--- Start RECORDED INFORMATION ---

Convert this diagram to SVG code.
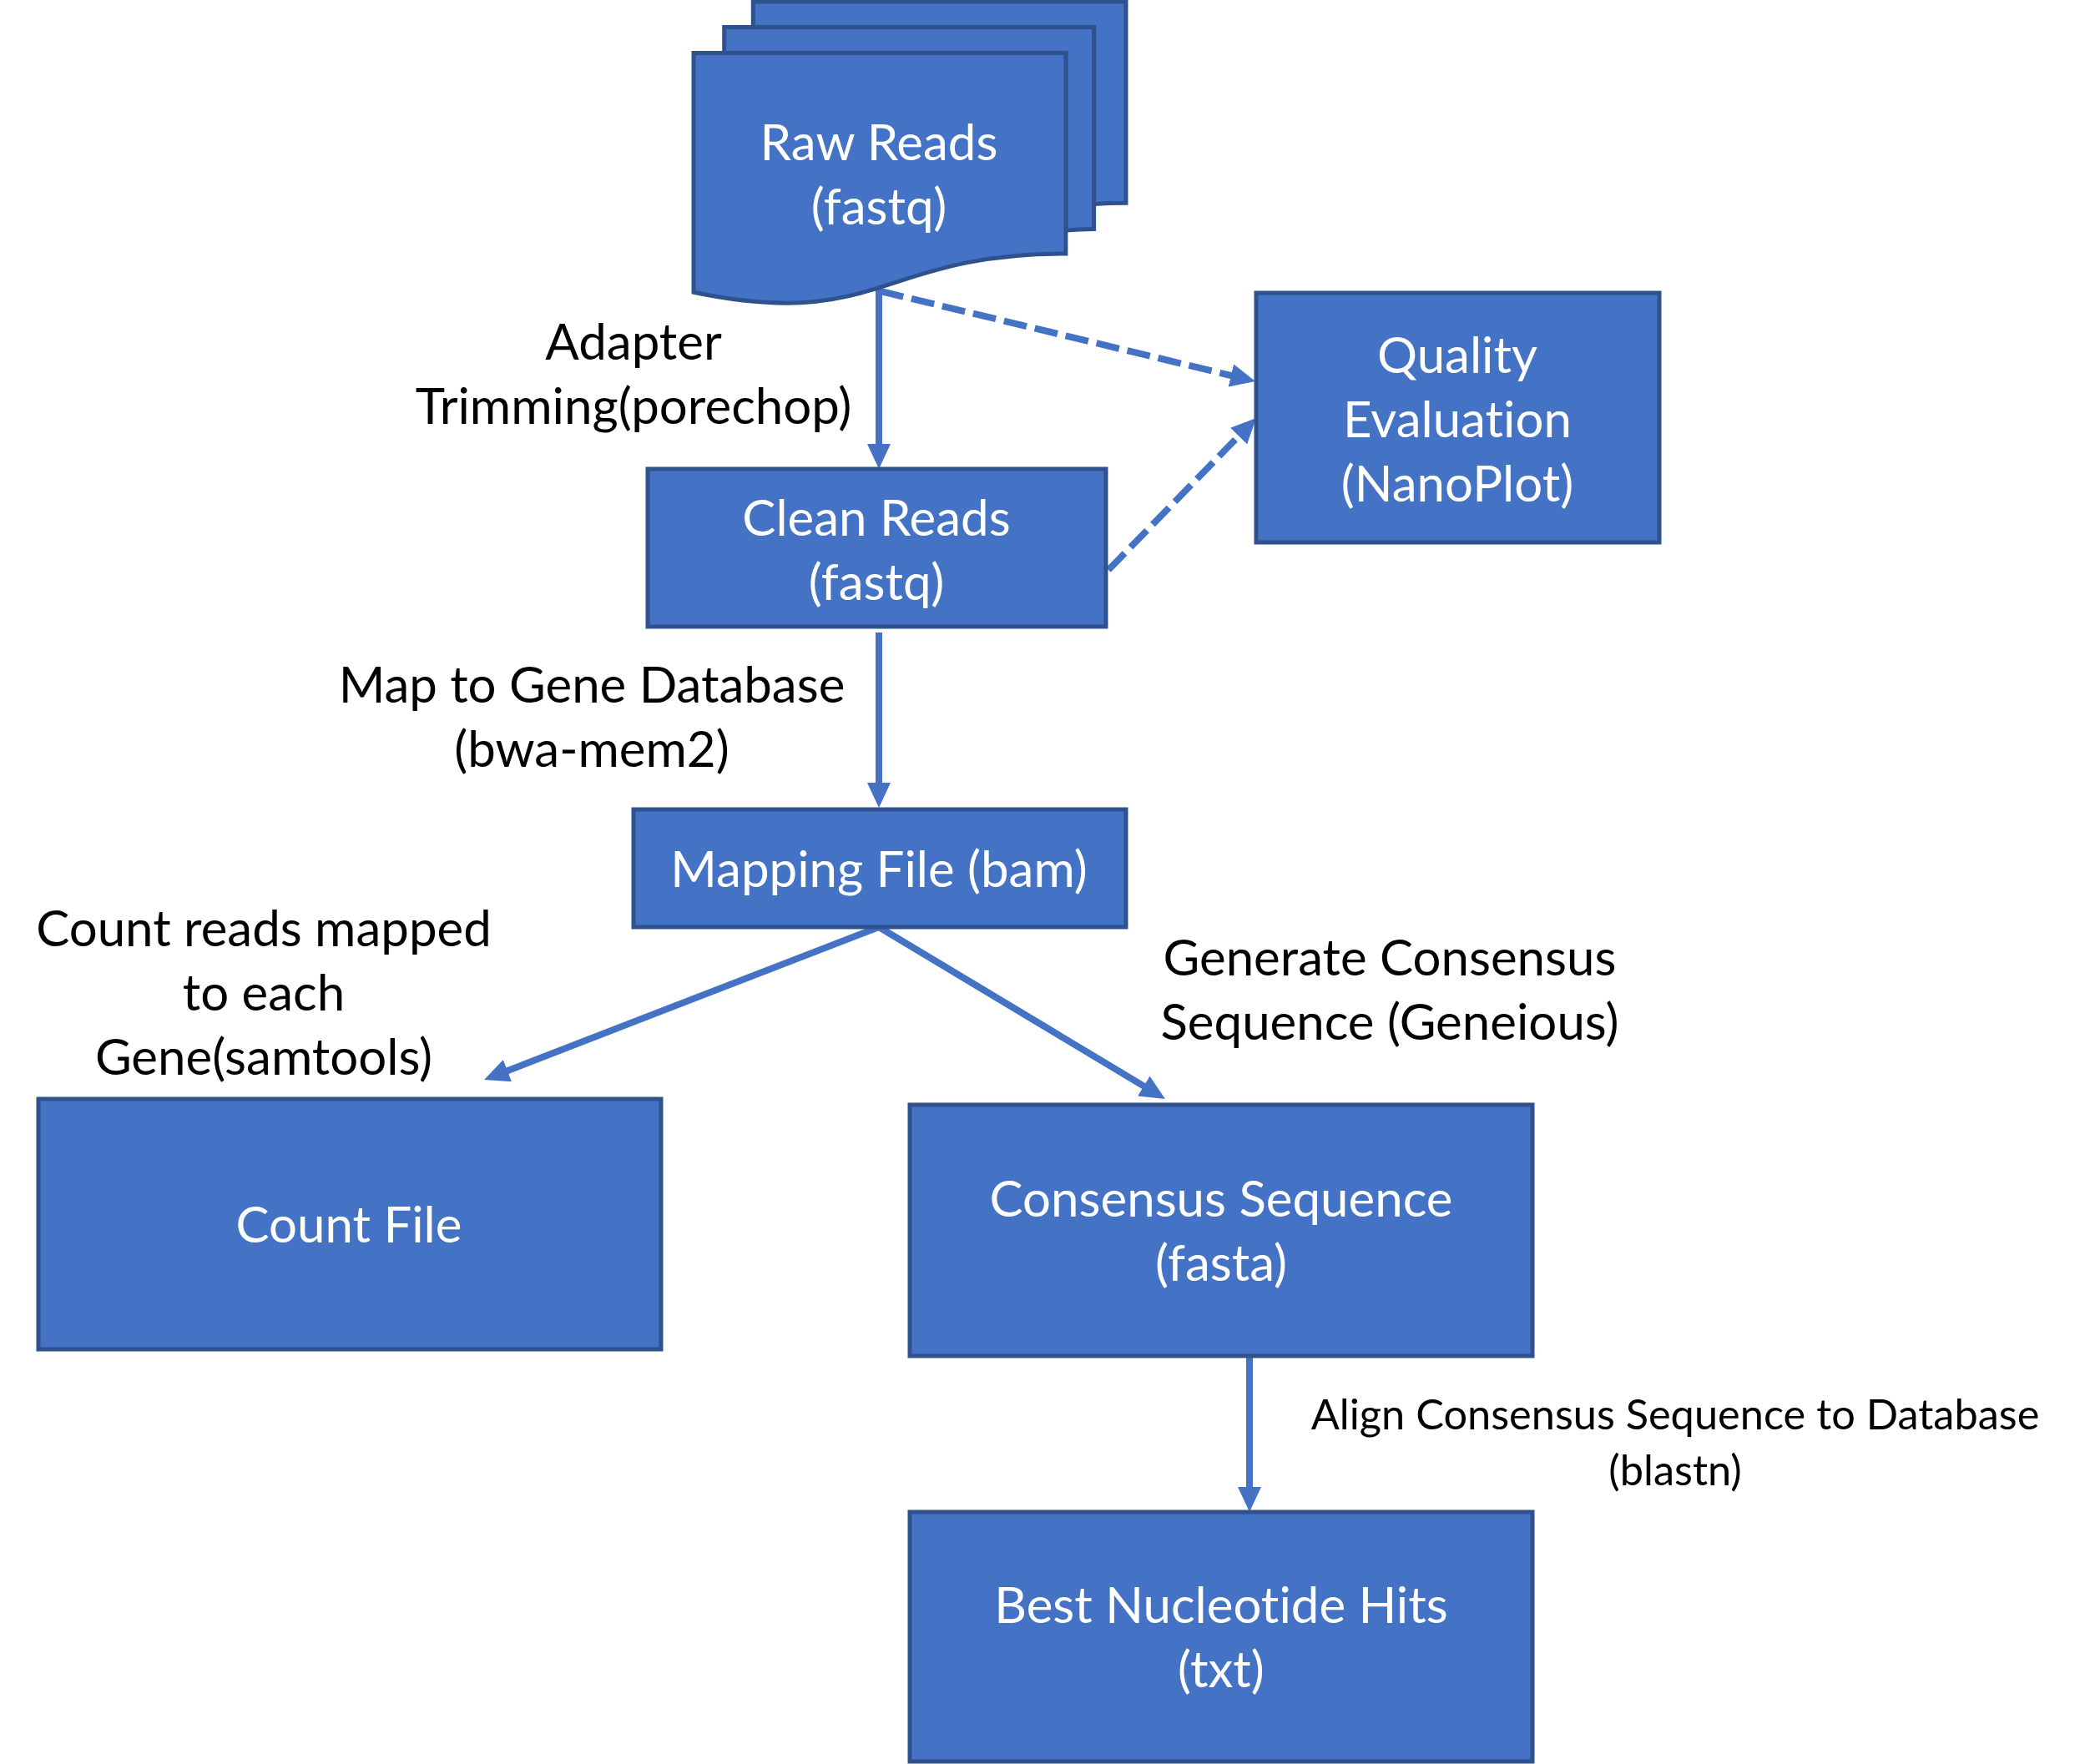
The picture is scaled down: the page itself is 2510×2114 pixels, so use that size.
<svg xmlns="http://www.w3.org/2000/svg" width="2510" height="2114" viewBox="0 0 2510 2114">
<style>
text{font-variant-ligatures:none;font-feature-settings:"liga" 0,"clig" 0}
.box{fill:#4472C4;stroke:#2F528F;stroke-width:5}
.nt{font-family:Lato,"Open Sans",sans-serif;font-size:60px;fill:#FFFFFF;text-anchor:middle}
.lb{font-family:Lato,"Open Sans",sans-serif;font-size:60px;fill:#000000;text-anchor:middle}
.lbs{font-family:Lato,"Open Sans",sans-serif;font-size:50.5px;fill:#000000;text-anchor:middle}
.ln{fill:none;stroke:#4472C4;stroke-width:8}
.dash{stroke-dasharray:28 10}
</style>
<defs>
<marker id="ah" viewBox="0 0 30 28" refX="2" refY="14" markerWidth="30" markerHeight="28" markerUnits="userSpaceOnUse" orient="auto">
<path d="M0,0 L30,14 L0,28 z" fill="#4472C4"/>
</marker>
</defs>
<rect width="2510" height="2114" fill="#FFFFFF"/>
<g id="connectors">
<line class="ln" x1="1053" y1="345" x2="1053" y2="534" marker-end="url(#ah)"/>
<line class="ln dash" x1="1055" y1="349" x2="1476.8" y2="450.5" marker-end="url(#ah)"/>
<line class="ln dash" x1="1328" y1="683" x2="1485.5" y2="521.1" marker-end="url(#ah)"/>
<line class="ln" x1="1053" y1="758" x2="1053" y2="940" marker-end="url(#ah)"/>
<line class="ln" x1="1053" y1="1111" x2="606.1" y2="1283.9" marker-end="url(#ah)"/>
<line class="ln" x1="1053" y1="1111" x2="1372" y2="1302.6" marker-end="url(#ah)"/>
<line class="ln" x1="1497" y1="1625" x2="1497" y2="1784" marker-end="url(#ah)"/>
</g>
<g id="labels">
<text class="lb" x="759" y="431">Adapter</text>
<text class="lb" x="759" y="508">Trimming(porechop)</text>
<text class="lb" x="709" y="842">Map to Gene Database</text>
<text class="lb" x="709" y="919">(bwa-mem2)</text>
<text class="lb" x="316" y="1134">Count reads mapped</text>
<text class="lb" x="316" y="1211">to each</text>
<text class="lb" x="316" y="1288">Gene(samtools)</text>
<text class="lb" x="1665" y="1169">Generate Consensus</text>
<text class="lb" x="1665" y="1246">Sequence (Geneious)</text>
<text class="lbs" x="2007" y="1713">Align Consensus Sequence to Database</text>
<text class="lbs" x="2007" y="1780">(blastn)</text>
</g>
<g id="raw-reads">
<path class="box" d="M902.3,32.4 L902.3,2 L1349,2 L1349,243.2 C1329.8,243.2 1310.6,244.5 1310.6,244.5 L1310.6,32.4 Z"/>
<path class="box" d="M867.7,63.6 L867.7,32.4 L1310.6,32.4 L1310.6,274.4 C1293.8,274.4 1276.9,276 1276.9,276 L1276.9,63.6 Z"/>
<path class="box" d="M831,350.3 C1054,396.5 1054,304 1276.9,304 L1276.9,63.6 L831,63.6 Z"/>
<text class="nt" x="1053" y="192">Raw Reads</text>
<text class="nt" x="1053" y="269">(fastq)</text>
</g>
<g id="quality-evaluation">
<rect class="box" x="1505" y="351" width="483" height="299"/>
<text class="nt" x="1746" y="447">Quality</text>
<text class="nt" x="1746" y="524">Evaluation</text>
<text class="nt" x="1746" y="601">(NanoPlot)</text>
</g>
<g id="clean-reads">
<rect class="box" x="776" y="562" width="549" height="189"/>
<text class="nt" x="1050" y="642">Clean Reads</text>
<text class="nt" x="1050" y="719">(fastq)</text>
</g>
<g id="mapping-file">
<rect class="box" x="759" y="970" width="590" height="141"/>
<text class="nt" x="1053" y="1063">Mapping File (bam)</text>
</g>
<g id="count-file">
<rect class="box" x="46" y="1317" width="746" height="300"/>
<text class="nt" x="418" y="1489">Count File</text>
</g>
<g id="consensus-sequence">
<rect class="box" x="1090" y="1324" width="746" height="301"/>
<text class="nt" x="1463" y="1458">Consensus Sequence</text>
<text class="nt" x="1463" y="1535">(fasta)</text>
</g>
<g id="best-hits">
<rect class="box" x="1090" y="1812" width="746" height="299"/>
<text class="nt" x="1463" y="1945">Best Nucleotide Hits</text>
<text class="nt" x="1463" y="2022">(txt)</text>
</g>
</svg>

--- End RECORDED INFORMATION ---

:: EXERCISE PROMPT ::
Reproduce the material above in full and without alteration, but skip all pictures.

:: PROBLEM SOLUTION ::
Convert this diagram to SVG code.
The picture is scaled down: the page itself is 2510×2114 pixels, so use that size.
<svg xmlns="http://www.w3.org/2000/svg" width="2510" height="2114" viewBox="0 0 2510 2114">
<style>
text{font-variant-ligatures:none;font-feature-settings:"liga" 0,"clig" 0}
.box{fill:#4472C4;stroke:#2F528F;stroke-width:5}
.nt{font-family:Lato,"Open Sans",sans-serif;font-size:60px;fill:#FFFFFF;text-anchor:middle}
.lb{font-family:Lato,"Open Sans",sans-serif;font-size:60px;fill:#000000;text-anchor:middle}
.lbs{font-family:Lato,"Open Sans",sans-serif;font-size:50.5px;fill:#000000;text-anchor:middle}
.ln{fill:none;stroke:#4472C4;stroke-width:8}
.dash{stroke-dasharray:28 10}
</style>
<defs>
<marker id="ah" viewBox="0 0 30 28" refX="2" refY="14" markerWidth="30" markerHeight="28" markerUnits="userSpaceOnUse" orient="auto">
<path d="M0,0 L30,14 L0,28 z" fill="#4472C4"/>
</marker>
</defs>
<rect width="2510" height="2114" fill="#FFFFFF"/>
<g id="connectors">
<line class="ln" x1="1053" y1="345" x2="1053" y2="534" marker-end="url(#ah)"/>
<line class="ln dash" x1="1055" y1="349" x2="1476.8" y2="450.5" marker-end="url(#ah)"/>
<line class="ln dash" x1="1328" y1="683" x2="1485.5" y2="521.1" marker-end="url(#ah)"/>
<line class="ln" x1="1053" y1="758" x2="1053" y2="940" marker-end="url(#ah)"/>
<line class="ln" x1="1053" y1="1111" x2="606.1" y2="1283.9" marker-end="url(#ah)"/>
<line class="ln" x1="1053" y1="1111" x2="1372" y2="1302.6" marker-end="url(#ah)"/>
<line class="ln" x1="1497" y1="1625" x2="1497" y2="1784" marker-end="url(#ah)"/>
</g>
<g id="labels">
<text class="lb" x="759" y="431">Adapter</text>
<text class="lb" x="759" y="508">Trimming(porechop)</text>
<text class="lb" x="709" y="842">Map to Gene Database</text>
<text class="lb" x="709" y="919">(bwa-mem2)</text>
<text class="lb" x="316" y="1134">Count reads mapped</text>
<text class="lb" x="316" y="1211">to each</text>
<text class="lb" x="316" y="1288">Gene(samtools)</text>
<text class="lb" x="1665" y="1169">Generate Consensus</text>
<text class="lb" x="1665" y="1246">Sequence (Geneious)</text>
<text class="lbs" x="2007" y="1713">Align Consensus Sequence to Database</text>
<text class="lbs" x="2007" y="1780">(blastn)</text>
</g>
<g id="raw-reads">
<path class="box" d="M902.3,32.4 L902.3,2 L1349,2 L1349,243.2 C1329.8,243.2 1310.6,244.5 1310.6,244.5 L1310.6,32.4 Z"/>
<path class="box" d="M867.7,63.6 L867.7,32.4 L1310.6,32.4 L1310.6,274.4 C1293.8,274.4 1276.9,276 1276.9,276 L1276.9,63.6 Z"/>
<path class="box" d="M831,350.3 C1054,396.5 1054,304 1276.9,304 L1276.9,63.6 L831,63.6 Z"/>
<text class="nt" x="1053" y="192">Raw Reads</text>
<text class="nt" x="1053" y="269">(fastq)</text>
</g>
<g id="quality-evaluation">
<rect class="box" x="1505" y="351" width="483" height="299"/>
<text class="nt" x="1746" y="447">Quality</text>
<text class="nt" x="1746" y="524">Evaluation</text>
<text class="nt" x="1746" y="601">(NanoPlot)</text>
</g>
<g id="clean-reads">
<rect class="box" x="776" y="562" width="549" height="189"/>
<text class="nt" x="1050" y="642">Clean Reads</text>
<text class="nt" x="1050" y="719">(fastq)</text>
</g>
<g id="mapping-file">
<rect class="box" x="759" y="970" width="590" height="141"/>
<text class="nt" x="1053" y="1063">Mapping File (bam)</text>
</g>
<g id="count-file">
<rect class="box" x="46" y="1317" width="746" height="300"/>
<text class="nt" x="418" y="1489">Count File</text>
</g>
<g id="consensus-sequence">
<rect class="box" x="1090" y="1324" width="746" height="301"/>
<text class="nt" x="1463" y="1458">Consensus Sequence</text>
<text class="nt" x="1463" y="1535">(fasta)</text>
</g>
<g id="best-hits">
<rect class="box" x="1090" y="1812" width="746" height="299"/>
<text class="nt" x="1463" y="1945">Best Nucleotide Hits</text>
<text class="nt" x="1463" y="2022">(txt)</text>
</g>
</svg>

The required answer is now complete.